Friday, June 2, 2006

An Inconvenient Truth (***1/4)

Considering that it’s basically just a film version of ex-Vice President Al Gore giving his standard lecture about global warming, this is a surprisingly engaging documentary that makes its complex subject easy to understand.

Al Gore’s not running for anything, but he’s still campaigning. Timed to coincide with the publication of his book of the same name, An Inconvenient Truth is not so much a standard documentary as a concert film designed to motivate the faithful and convince the skeptics about the dangers of global warming.
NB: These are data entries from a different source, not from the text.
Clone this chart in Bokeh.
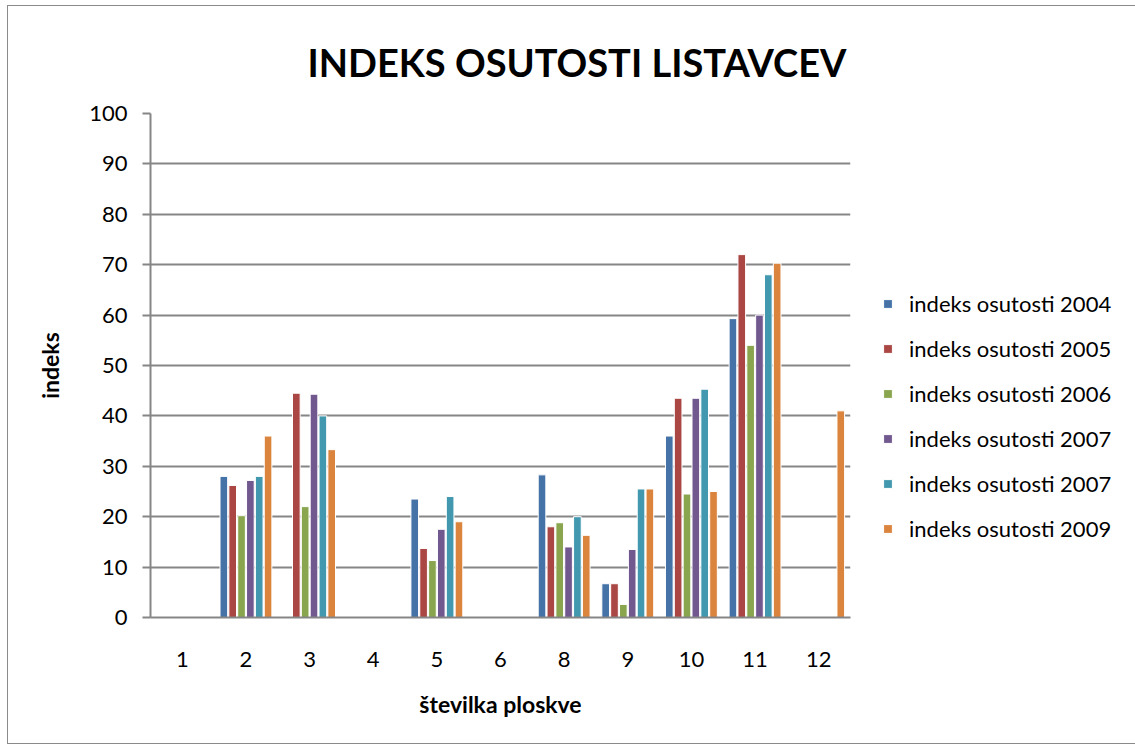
import numpy as np
from bokeh.plotting import figure
from bokeh.models import ColumnDataSource, FactorRange, Legend, LegendItem, Title, SingleIntervalTicker
from bokeh.transform import dodge
from bokeh.embed import file_html
from bokeh.resources import INLINE

nan = np.nan
categories = ["1", "2", "3", "4", "5", "6", "8", "9", "10", "11", "12"]
series_names = ["indeks osutosti 2004", "indeks osutosti 2005", "indeks osutosti 2006",
                "indeks osutosti 2007", "indeks osutosti 2007", "indeks osutosti 2009"]
s2004 = [nan, 28.0, nan, nan, 23.5, nan, 28.3, 6.7, 36.0, 59.3, nan]
s2005 = [nan, 26.2, 44.5, nan, 13.7, nan, 18.0, 6.7, 43.5, 72.0, nan]
s2006 = [nan, 20.2, 22.0, nan, 11.3, nan, 18.8, 2.6, 24.5, 54.0, nan]
s2007 = [nan, 27.2, 44.3, nan, 17.5, nan, 14.0, 13.5, 43.5, 60.0, nan]
s2007b = [nan, 28.0, 40.0, nan, 24.0, nan, 20.0, 25.5, 45.3, 68.0, nan]
s2009 = [nan, 36.0, 33.3, nan, 19.0, nan, 16.3, 25.5, 25.0, 70.3, 41.0]
colors = ["#4572A7", "#AA4643", "#89A54E", "#71588F", "#4198AF", "#DB843D"]

series = [s2004, s2005, s2006, s2007, s2007b, s2009]
data = {"cat": categories}
for i, s in enumerate(series):
    data[f"s{i}"] = s
src = ColumnDataSource(data)

p = figure(x_range=FactorRange(*categories), y_range=(0, 100),
           frame_width=700, frame_height=504,
           output_backend="svg", toolbar_location=None,
           min_border_left=142, min_border_right=281, min_border_top=107, min_border_bottom=126)
p.outline_line_color = None
p.styles = {"border": "1px solid #8a8a8a", "margin-left": "7px", "margin-top": "5px"}

renderers = []
slot = 0.139
for i in range(6):
    r = p.vbar(x=dodge("cat", (i - 2.5) * slot, range=p.x_range), top=f"s{i}", width=0.12,
               source=src, fill_color=colors[i], line_color="white", line_width=1)
    renderers.append(r)

p.title = Title(text="INDEKS OSUTOSTI LISTAVCEV", text_font="Lato", text_font_size="38px",
                text_font_style="bold", text_color="black", align="left", offset=157, standoff=58)

p.yaxis.ticker = SingleIntervalTicker(interval=10)
p.yaxis.minor_tick_line_color = None
p.yaxis.major_tick_out = 8
p.yaxis.major_tick_in = 0
p.yaxis.major_tick_line_color = "#868686"
p.yaxis.major_tick_line_width = 2
p.yaxis.axis_line_color = "#868686"
p.yaxis.axis_line_width = 2
p.yaxis.major_label_text_font = "Lato"
p.yaxis.major_label_text_font_size = "22px"
p.yaxis.major_label_text_color = "black"
p.yaxis.major_label_standoff = 15
p.yaxis.axis_label = "indeks"
p.yaxis.axis_label_text_font = "Lato"
p.yaxis.axis_label_text_font_style = "bold"
p.yaxis.axis_label_text_font_size = "23px"
p.yaxis.axis_label_text_color = "black"
p.yaxis.axis_label_standoff = 22

p.xaxis.major_tick_line_color = None
p.xaxis.axis_line_color = "#868686"
p.xaxis.axis_line_width = 2
p.xaxis.major_label_text_font = "Lato"
p.xaxis.major_label_text_font_size = "22px"
p.xaxis.major_label_text_color = "black"
p.xaxis.major_label_standoff = 28
p.xaxis.axis_label = "številka ploskve"
p.xaxis.axis_label_text_font = "Lato"
p.xaxis.axis_label_text_font_style = "bold"
p.xaxis.axis_label_text_font_size = "23px"
p.xaxis.axis_label_text_color = "black"
p.xaxis.axis_label_standoff = 20

p.xgrid.grid_line_color = None
p.ygrid.grid_line_color = "#868686"
p.ygrid.grid_line_width = 2

items = [LegendItem(label=series_names[i], renderers=[renderers[i]]) for i in range(6)]
legend = Legend(items=items, location=(32, 75), orientation="vertical",
                label_text_font="Lato", label_text_font_size="22px", label_text_color="black",
                glyph_width=11, glyph_height=11, label_height=20, spacing=18,
                padding=0, margin=0, border_line_color=None, background_fill_alpha=0,
                label_standoff=16)
p.add_layout(legend, "right")

open("out.html", "w").write(file_html(p, INLINE))
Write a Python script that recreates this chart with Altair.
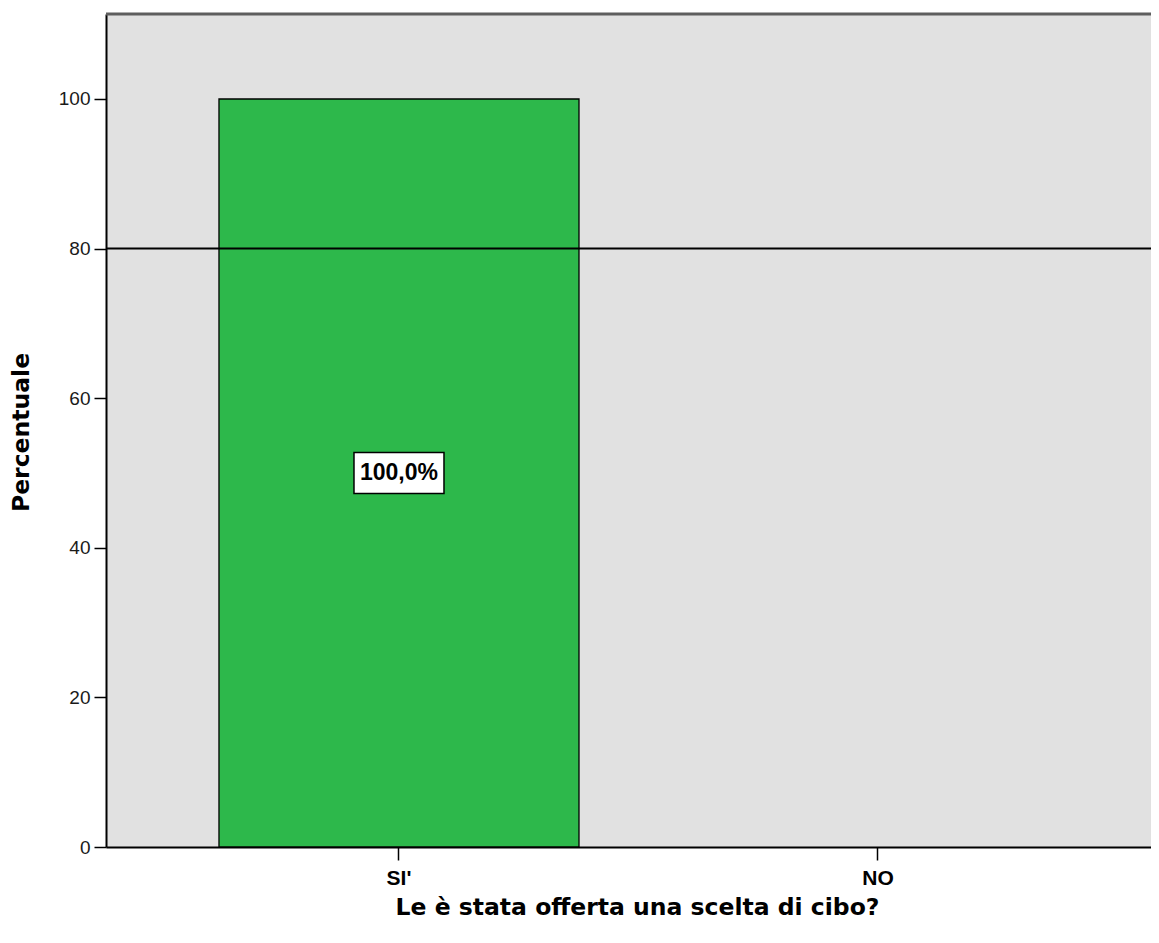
import altair as alt
import pandas as pd

# ---- data ----
categories = ["SI'", "NO"]
percentages = [100.0, 0.0]
bar_labels = ["100,0%", ""]
y_tick_values = [0, 20, 40, 60, 80, 100]
y_max = 111.36
reference_value = 80

FONT = "Liberation Sans"
TITLE_FONT = "DejaVu Sans"

df = pd.DataFrame({"cat": categories, "pct": percentages, "lab": bar_labels})
ref_df = pd.DataFrame({"v": [reference_value]})
top_df = pd.DataFrame({"v": [y_max]})

xscale = alt.Scale(domain=categories, paddingInner=0.2484, paddingOuter=0.215, align=0.5485)
yscale = alt.Scale(domain=[0, y_max], nice=False, zero=True)

x_axis = alt.Axis(
    title="Le è stata offerta una scelta di cibo?",
    labelAngle=0,
    domain=True, domainColor="#000000", domainWidth=2,
    ticks=True, tickColor="#000000", tickWidth=1.5, tickSize=13,
    labelFont=FONT, labelFontSize=21, labelFontWeight="bold", labelColor="#000000",
    labelPadding=7, labelBaseline="top",
    titleFont=TITLE_FONT, titleFontSize=23.5, titleFontWeight="bold", titleColor="#000000",
    titleX=531, titleY=60, titleBaseline="middle", titleAlign="center",
    grid=False,
)
y_axis = alt.Axis(
    title="Percentuale",
    values=y_tick_values,
    domain=True, domainColor="#000000", domainWidth=2,
    ticks=True, tickColor="#000000", tickWidth=1.5, tickSize=12,
    labelFont=FONT, labelFontSize=19, labelColor="#1a1a1a", labelPadding=4,
    titleFont=TITLE_FONT, titleFontSize=23.5, titleFontWeight="bold", titleColor="#000000",
    titleX=-85, titleY=418, titleBaseline="middle", titleAlign="center", titleAngle=270,
    grid=False,
)


def X(field):
    return alt.X(field, scale=xscale, sort=categories, axis=x_axis)


def Y(field):
    return alt.Y(field, scale=yscale, axis=y_axis)


base = alt.Chart(df)

bars = base.transform_filter("datum.pct > 0").mark_bar(
    color="#2db84b", stroke="#000000", strokeWidth=1.3
).encode(x=X("cat:N"), y=Y("pct:Q"))

ref_rule = alt.Chart(ref_df).mark_rule(color="#000000", strokeWidth=2).encode(y=Y("v:Q"))

top_rule = alt.Chart(top_df).mark_rule(color="#5e5e5e", strokeWidth=3).encode(y=Y("v:Q"))

label_base = base.transform_filter("datum.pct > 0").transform_calculate(mid="datum.pct / 2")

label_box = label_base.mark_point(
    shape="M-1,-0.4556L1,-0.4556L1,0.4556L-1,0.4556Z",
    size=8100, filled=True, fill="#ffffff", stroke="#000000", strokeWidth=1.5, opacity=1,
).encode(x=X("cat:N"), y=Y("mid:Q"))

label_text = label_base.mark_text(
    font=FONT, fontSize=23, fontWeight="bold", color="#000000", baseline="middle", align="center"
).encode(x=X("cat:N"), y=Y("mid:Q"), text="lab:N")

chart = alt.layer(bars, ref_rule, top_rule, label_box, label_text).properties(
    width=1045,
    height=833,
    padding={"left": 98, "top": 6, "right": 0, "bottom": 88},
    autosize="none",
).configure_view(stroke=None, fill="#e1e1e1")

chart.save("out.html", embed_options={"renderer": "svg", "actions": False})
Most of the movie is taken up by the former vice president’s “stage show,” a lecture he’s given around the world, by his own estimation, over a thousand times. A “global warning,” you might say. The Gore seen here is passionate, engaging, and even occasionally funny. (His standard line that he “used to be the next president of the United States” got a laugh from both the on-screen audience and the one at the preview screening I saw, after which Gore took questions.) The “behind-the scenes” footage consists of moderately interesting vignettes about Gore’s environmental awakening as well as striking examples of global melting. Photos showing how much snow has melted from various mountains were among the most memorable parts of the film. (NPR science reporter Richard Harris has noted that the melting on Mt. Kilimanjaro may result mostly from drought. He also criticized the film for showing long-term projections without clarifying the time frame, but, as with other scientific commentators on the film, said that it gets the science largely right.) The most compelling of the facts the film musters relates to an analysis, published in Science magazine, of peer-reviewed journal articles on climate change. The author found none of the 928 articles, dating from 1993 to 2003, disputed the “consensus position” on climate change. Given its format, this isn’t the most cinematic of films, but it’s much less dry than I would have thought if you’d told me it was a filmed lecture. In fact, the pizzazz-y charts and graphs Gore uses do an excellent job of making a complex subject understandable.